▼
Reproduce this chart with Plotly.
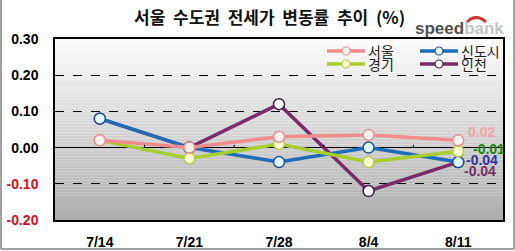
import plotly.graph_objects as go

weeks = ["7/14", "7/21", "7/28", "8/4", "8/11"]
seoul = [0.02, 0.00, 0.03, 0.035, 0.02]
sindosi = [0.08, 0.00, -0.04, 0.00, -0.04]
gyeonggi = [0.02, -0.03, 0.01, -0.04, -0.01]
incheon = [0.08, 0.00, 0.12, -0.12, -0.04]
ytick_vals = [0.3, 0.2, 0.1, 0.0, -0.1, -0.2]

# name, values, line colour, marker fill, marker edge, end-label colour
series = [
    ("서울", seoul, "#F28C8C", "#FFF0F0", "#E89090", "#F4A3A3"),
    ("신도시", sindosi, "#1F6DB8", "#E0FFFF", "#1F4F90", "#33339A"),
    ("경기", gyeonggi, "#A6CE2E", "#FFFFD0", "#B8C850", "#108A10"),
    ("인천", incheon, "#7A2C6A", "#FFFFFF", "#3A1A4A", "#7A2C6A"),
]
label_yshift = [8, 2, 2, -9]
label_xshift = [8, 6, 13, 4]

W, H = 515, 251
L, R, T, B = 55, 12, 39, 31
pw, ph = W - L - R, H - T - B


def px(x):
    return (x - L) / pw


def py(y):
    return (H - B - y) / ph


fig = go.Figure()
order = [3, 1, 2, 0]
for i in order:
    name, vals, col, fill, edge, lc = series[i]
    fig.add_trace(go.Scatter(
        x=weeks, y=vals, mode="lines+markers", name=name,
        line=dict(color=col, width=3.5),
        marker=dict(size=11, color=fill, line=dict(color=edge, width=1.5)),
        showlegend=False, cliponaxis=False,
    ))

shapes = []
# gradient background
n = 60
c0, c1 = (252, 252, 252), (174, 174, 174)
for k in range(n):
    t = k / (n - 1)
    c = tuple(int(round(c0[j] + (c1[j] - c0[j]) * t)) for j in range(3))
    shapes.append(dict(type="rect", xref="x domain", yref="y domain",
                       x0=0, x1=1, y0=1 - (k + 1) / n, y1=1 - k / n,
                       fillcolor="rgb(%d,%d,%d)" % c, line=dict(width=0),
                       layer="below"))
# small ticks on zero line at category boundaries
for k in range(len(weeks) - 1):
    shapes.append(dict(type="line", xref="x", yref="y", x0=k + 0.5, x1=k + 0.5,
                       y0=0, y1=0.008, line=dict(color="black", width=1)))
# outer frame
shapes.append(dict(type="line", xref="paper", yref="paper", x0=px(1), x1=px(1),
                   y0=py(0), y1=py(249), line=dict(color="#A0A0A0", width=2)))
shapes.append(dict(type="line", xref="paper", yref="paper", x0=px(1), x1=px(514),
                   y0=py(249), y1=py(249), line=dict(color="#A0A0A0", width=2)))
shapes.append(dict(type="line", xref="paper", yref="paper", x0=px(514), x1=px(514),
                   y0=py(0), y1=py(249), line=dict(color="#A0A0A0", width=2)))
# logo arc
shapes.append(dict(type="path", xref="paper", yref="paper",
                   path="M %f,%f Q %f,%f %f,%f" % (px(467), py(22), px(476), py(13), px(486), py(22)),
                   line=dict(color="#D83030", width=3)))

annotations = []
# legend (manual)
leg_pos = [(327, 51), (420, 51), (327, 64), (420, 64)]
for (name, vals, col, fill, edge, lc), (lx, ly) in zip(series, leg_pos):
    shapes.append(dict(type="line", xref="paper", yref="paper", x0=px(lx), x1=px(lx + 38),
                       y0=py(ly), y1=py(ly), line=dict(color=col, width=3.5)))
    shapes.append(dict(type="circle", xref="paper", yref="paper",
                       x0=px(lx + 15), x1=px(lx + 23), y0=py(ly + 4), y1=py(ly - 4),
                       fillcolor=fill, line=dict(color=edge, width=1.2)))
    annotations.append(dict(text=name, xref="paper", yref="paper", x=px(lx + 39), y=py(ly),
                            xanchor="left", yanchor="middle", showarrow=False,
                            font=dict(family="Noto Sans CJK KR", size=14, color="#222")))

# end labels (text from data)
for s, ys, xs in zip(series, label_yshift, label_xshift):
    v = s[1][-1]
    annotations.append(dict(text="<b>%.2f</b>" % v, x=weeks[-1], y=v, xref="x", yref="y",
                            xanchor="left", yanchor="middle", showarrow=False,
                            xshift=xs, yshift=ys,
                            font=dict(family="Liberation Sans", size=14, color=s[5])))

# title
annotations.append(dict(text="<b>서울  수도권  전세가  변동률  추이  (%)</b>", xref="paper", yref="paper",
                        x=px(269), y=py(16), xanchor="center", yanchor="middle", showarrow=False,
                        font=dict(family="Noto Sans CJK KR", size=17, color="#111")))
# logo
annotations.append(dict(text="<b><span style='color:#505050'>speed</span><span style='color:#C4C4C4'>bank</span></b>",
                        xref="paper", yref="paper", x=px(506), y=py(29), xanchor="right",
                        yanchor="middle", showarrow=False,
                        font=dict(family="Liberation Sans", size=17)))

ytext = []
for v in ytick_vals:
    s = "<b>%.2f</b>" % v
    if v < 0:
        s = "<span style='color:#D01020'>%s</span>" % s
    ytext.append(s)

fig.update_layout(
    width=W, height=H, margin=dict(l=L, r=R, t=T, b=B, pad=0, autoexpand=False),
    paper_bgcolor="white", plot_bgcolor="rgba(0,0,0,0)",
    shapes=shapes, annotations=annotations, showlegend=False,
    font=dict(family="Liberation Sans", size=13, color="black"),
)
fig.update_xaxes(range=[-0.5, 4.5], showgrid=False, showline=True, mirror=True,
                 linecolor="black", linewidth=1.5, ticks="", automargin=False,
                 tickvals=weeks, ticktext=["<b>%s</b>" % w for w in weeks],
                 ticklabelstandoff=8, tickfont=dict(size=14))
fig.update_yaxes(range=[-0.2, 0.3], tickvals=ytick_vals, ticktext=ytext,
                 showgrid=True, gridcolor="black", griddash="dash", gridwidth=1,
                 zeroline=True, zerolinecolor="black", zerolinewidth=1.2,
                 showline=True, mirror=True, linecolor="black", linewidth=1.5,
                 ticks="", ticklabelstandoff=12, tickfont=dict(size=14), automargin=False)

fig.write_html("out.html")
▲
▶ **Aim of the task**
Exactly reproduce the run of lines from the start of the listing through the line with "label_xshift = [8, 6, 13, 4]", inclusive; pictures are not copied.

▶ **Response**
Reproduce this chart with Plotly.
import plotly.graph_objects as go

weeks = ["7/14", "7/21", "7/28", "8/4", "8/11"]
seoul = [0.02, 0.00, 0.03, 0.035, 0.02]
sindosi = [0.08, 0.00, -0.04, 0.00, -0.04]
gyeonggi = [0.02, -0.03, 0.01, -0.04, -0.01]
incheon = [0.08, 0.00, 0.12, -0.12, -0.04]
ytick_vals = [0.3, 0.2, 0.1, 0.0, -0.1, -0.2]

# name, values, line colour, marker fill, marker edge, end-label colour
series = [
    ("서울", seoul, "#F28C8C", "#FFF0F0", "#E89090", "#F4A3A3"),
    ("신도시", sindosi, "#1F6DB8", "#E0FFFF", "#1F4F90", "#33339A"),
    ("경기", gyeonggi, "#A6CE2E", "#FFFFD0", "#B8C850", "#108A10"),
    ("인천", incheon, "#7A2C6A", "#FFFFFF", "#3A1A4A", "#7A2C6A"),
]
label_yshift = [8, 2, 2, -9]
label_xshift = [8, 6, 13, 4]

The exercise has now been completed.